Mentre i politici litigano su tutto in televisione, a Reggio Calabria si muore tra le fiamme. Aldo Diallo, 25 anni, del Senegal ha perso la vita in un incendio. Nella notte fra ieri e oggi 16 febbraio il rogo, l’ennesimo, ha devastato la tendopoli di San Ferdinando. È lo spaventoso ghetto che da anni “ospita”, si fa per dire, i braccianti migranti della Piana di Gioia Tauro. Povera gente che lavora per pochissimi euro spaccandosi la schiena tutto il giorno nella campagne circostanti.
Ieri sera le fiamme si sono sviluppate nella parte iniziale del campo, quella più vicina alla strada. E in pochi minuti hanno divorato una trentina di baracche. Gli occupanti, riporta su Repubblica un articolo a firma di Alessia Candito, sono fuggiti, hanno iniziato a correre con secchi e altri recipienti di fortuna verso le poche fontane. Hanno cercato di domare l’incendio in attesa dell’intervento dei vigili dei fuoco.
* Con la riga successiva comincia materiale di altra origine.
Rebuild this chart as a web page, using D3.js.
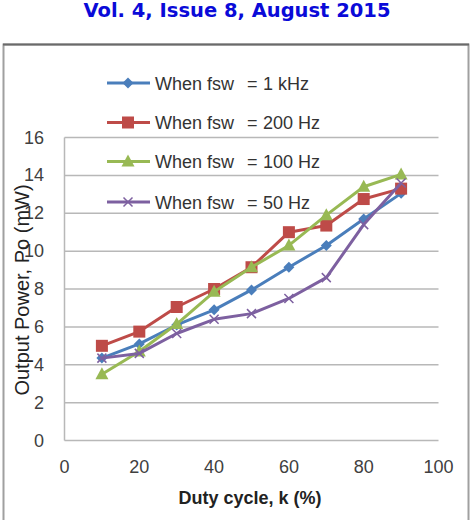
<!DOCTYPE html>
<html>
<head>
<meta charset="utf-8">
<script src="https://cdn.jsdelivr.net/npm/d3@7"></script>
<style>
  body { margin: 0; background: #fff; }
  svg { display: block; }
</style>
</head>
<body>
<div id="chart"></div>
<script>
// data
var duty = [10, 20, 30, 40, 50, 60, 70, 80, 90];
var p_1khz  = [4.35, 5.1, 6.1, 6.9, 7.95, 9.15, 10.3, 11.7, 13.05];
var p_200hz = [5.0, 5.75, 7.05, 8.0, 9.15, 11.0, 11.35, 12.75, 13.3];
var p_100hz = [3.5, 4.7, 6.15, 7.85, 9.15, 10.3, 11.9, 13.4, 14.05];
var p_50hz  = [4.35, 4.6, 5.65, 6.4, 6.7, 7.5, 8.6, 11.4, 13.6];
var series_freq = ['1 kHz', '200 Hz', '100 Hz', '50 Hz'];
var x_ticks = [0, 20, 40, 60, 80, 100];
var y_ticks = [0, 2, 4, 6, 8, 10, 12, 14, 16];

var chart_width  = 474;
var chart_height = 520;

var series = [
  { freq: series_freq[0], values: p_1khz,  color: '#4a7ebb', marker: 'diamond' },
  { freq: series_freq[1], values: p_200hz, color: '#be4b48', marker: 'square' },
  { freq: series_freq[2], values: p_100hz, color: '#98b954', marker: 'triangle' },
  { freq: series_freq[3], values: p_50hz,  color: '#7d60a0', marker: 'x' }
];

var svg = d3.select('#chart')
    .append('svg')
    .attr('width', chart_width)
    .attr('height', chart_height);

// journal header
svg.append('text')
    .attr('x', 237)
    .attr('y', 17)
    .attr('text-anchor', 'middle')
    .attr('font-family', 'DejaVu Sans')
    .attr('font-weight', 'bold')
    .attr('font-size', 19.5)
    .attr('fill', '#0a0ad8')
    .text('Vol. 4, Issue 8, August 2015');

// chart frame
svg.append('rect')
    .attr('x', 3.5)
    .attr('y', 44.5)
    .attr('width', 465)
    .attr('height', 490)
    .attr('fill', '#fff')
    .attr('stroke', '#a0a0a0')
    .attr('stroke-width', 2);
svg.append('line')
    .attr('x1', 3).attr('x2', 469)
    .attr('y1', 44.5).attr('y2', 44.5)
    .attr('stroke', '#6a6a6a')
    .attr('stroke-width', 2);

// scales
var x_scale = d3.scaleLinear()
    .domain([0, 100])
    .range([64.5, 438.5]);

var y_scale = d3.scaleLinear()
    .domain([0, 16])
    .range([440.5, 137.5]);

var font = 'Liberation Sans, Arial, sans-serif';

// gridlines
svg.append('g')
    .selectAll('line')
    .data(y_ticks)
    .enter()
    .append('line')
    .attr('x1', x_scale(0))
    .attr('x2', x_scale(100))
    .attr('y1', function(d){ return y_scale(d); })
    .attr('y2', function(d){ return y_scale(d); })
    .attr('stroke', '#b8b8b8')
    .attr('stroke-width', 1.5);

svg.append('line')
    .attr('x1', x_scale(0))
    .attr('x2', x_scale(0))
    .attr('y1', y_scale(16))
    .attr('y2', y_scale(0))
    .attr('stroke', '#b8b8b8')
    .attr('stroke-width', 1.5);

// y axis labels
svg.append('g')
    .selectAll('text')
    .data(y_ticks)
    .enter()
    .append('text')
    .attr('x', 44)
    .attr('y', function(d){ return y_scale(d) + 6; })
    .attr('text-anchor', 'end')
    .attr('font-family', font)
    .attr('font-size', 18)
    .attr('fill', '#404040')
    .text(function(d){ return d; });

// x axis labels
svg.append('g')
    .selectAll('text')
    .data(x_ticks)
    .enter()
    .append('text')
    .attr('x', function(d){ return x_scale(d); })
    .attr('y', 473)
    .attr('text-anchor', 'middle')
    .attr('font-family', font)
    .attr('font-size', 18)
    .attr('fill', '#404040')
    .text(function(d){ return d; });

// axis titles
svg.append('text')
    .attr('x', 250)
    .attr('y', 504)
    .attr('text-anchor', 'middle')
    .attr('font-family', font)
    .attr('font-weight', 'bold')
    .attr('font-size', 18)
    .attr('fill', '#222')
    .text('Duty cycle, k (%)');

svg.append('text')
    .attr('transform', 'translate(29,290) rotate(-90)')
    .attr('text-anchor', 'middle')
    .attr('font-family', font)
    .attr('font-size', 20)
    .attr('fill', '#222')
    .text('Output Power, Po (mW)');

// markers
function draw_marker(g, type, color){
  if (type === 'diamond') {
    g.append('path').attr('d', 'M0,-5.5L5.5,0L0,5.5L-5.5,0Z').attr('fill', color);
  } else if (type === 'square') {
    g.append('rect').attr('x', -6).attr('y', -6).attr('width', 12).attr('height', 12).attr('fill', color);
  } else if (type === 'triangle') {
    g.append('path').attr('d', 'M0,-7L6.5,5L-6.5,5Z').attr('fill', color);
  } else {
    g.append('path').attr('d', 'M-4.5,-4.5L4.5,4.5M-4.5,4.5L4.5,-4.5')
        .attr('stroke', color).attr('stroke-width', 1.5).attr('fill', 'none');
  }
}

var line = d3.line()
    .x(function(d){ return x_scale(d[0]); })
    .y(function(d){ return y_scale(d[1]); });

series.forEach(function(s){
  var pts = duty.map(function(d, i){ return [d, s.values[i]]; });
  var g = svg.append('g');
  g.append('path')
      .datum(pts)
      .attr('d', line)
      .attr('fill', 'none')
      .attr('stroke', s.color)
      .attr('stroke-width', 3)
      .attr('stroke-linejoin', 'round');
  g.selectAll('g.m')
      .data(pts)
      .enter()
      .append('g')
      .attr('transform', function(d){ return 'translate(' + x_scale(d[0]) + ',' + y_scale(d[1]) + ')'; })
      .each(function(){ draw_marker(d3.select(this), s.marker, s.color); });
});

// legend
var legend_y = [83, 122.5, 161.5, 202];
series.forEach(function(s, i){
  var g = svg.append('g').attr('transform', 'translate(0,' + legend_y[i] + ')');
  g.append('line')
      .attr('x1', 107).attr('x2', 150)
      .attr('y1', 0).attr('y2', 0)
      .attr('stroke', s.color)
      .attr('stroke-width', 3);
  var m = g.append('g').attr('transform', 'translate(128,0)');
  draw_marker(m, s.marker, s.color);
  var t = g.append('text')
      .attr('y', 6.5)
      .attr('font-family', font)
      .attr('font-size', 18)
      .attr('fill', '#333');
  t.append('tspan').attr('x', 155).text('When fsw');
  t.append('tspan').attr('x', 247).text('=');
  t.append('tspan').attr('x', 263).text(s.freq);
});
</script>
</body>
</html>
Ma subito ci si è resi conto che Aldo Diallo non c’era. Dalla sua tenda non era mai uscito. Inizialmente, il bilancio era apparso ancora più serio. Oltre a lui, all’appello mancavano altre due persone e si temeva che i morti fossero tre. Poi i soccorritori hanno trovato i dispersi. Ma quando le fiamme sono state domate la morte di Aldo Diallo è stata confermata. I pompieri hanno ritrovato il suo corpo è stato ritrovato all’interno della baracca in cui abitava. Una tragedia annunciata dal copione sempre uguale a se stesso.
Non esistono servizi, né luce, né acqua alla tendopoli, scrive Candito su Repubblica. Per scaldarsi, si può far ricorso solo a piccoli falò o vecchi bracieri. Tutto materiale che,fra centinaia di baracche messe in piedi con brandelli di vecchie tende, pannelli di plastica o legno e materiali di scarto, sono come bombe a orologeria.
La Prefettura ha convocato un vertice al Comune di San Ferdinando. All’alba, il prefetto Michele di Bari e le forze di polizia hanno fatto un punto della situazione. Ed è arrivata la decisione: via al piano per trasferire, a breve, i migranti che vivono nella baraccopoli di San Ferdinando. Da tempo ormai si parla di superamento della baraccopoli, ma al momento agli annunci non sono mai seguite azioni concrete.
Una nuova tendopoli è stata allestita ormai anni fa come “soluzione temporanea” a pochi passi dal vecchio ghetto, ma fin da subito si è dimostrata troppo piccola e troppo precaria. A dicembre, le Regione si è impegnata a supportare con un fondo di garanzia l’integrazione abitativa dei migranti nei tanti alloggi sfitti di San Ferdinando e dei Comuni limitrofi, così come nei tanti beni confiscati nella zona.
Per agevolare il processo è nato anche un comitato spontaneo che mette insieme braccianti, rappresentanti sindacali, urbanisti e pianificatori territoriali, attivisti, mentre la prefettura ha avviato un censimento per individuare con esattezza il numero dei braccianti senza casa. Ma anche a causa delle resistenze delle amministrazioni comunali interessate, il processo prosegue a rilento.
“Non è tollerabile una situazione di questo genere, bisogna trovare delle soluzioni subito, ne va della possibilità di affermare che l’Italia sia un Paese civile” dice a Repubblica Giuseppe Borgese della Flai-Cgil, fra i primi ad arrivare questa notte in tendopoli. Al termine della riunione, la prefettura ha diramato un comunicato in cui si afferma che “è stato approntato un piano per trasferire, nel breve periodo e previe le necessarie verifiche di legge, i migranti”. Dove e quando, non è dato sapere.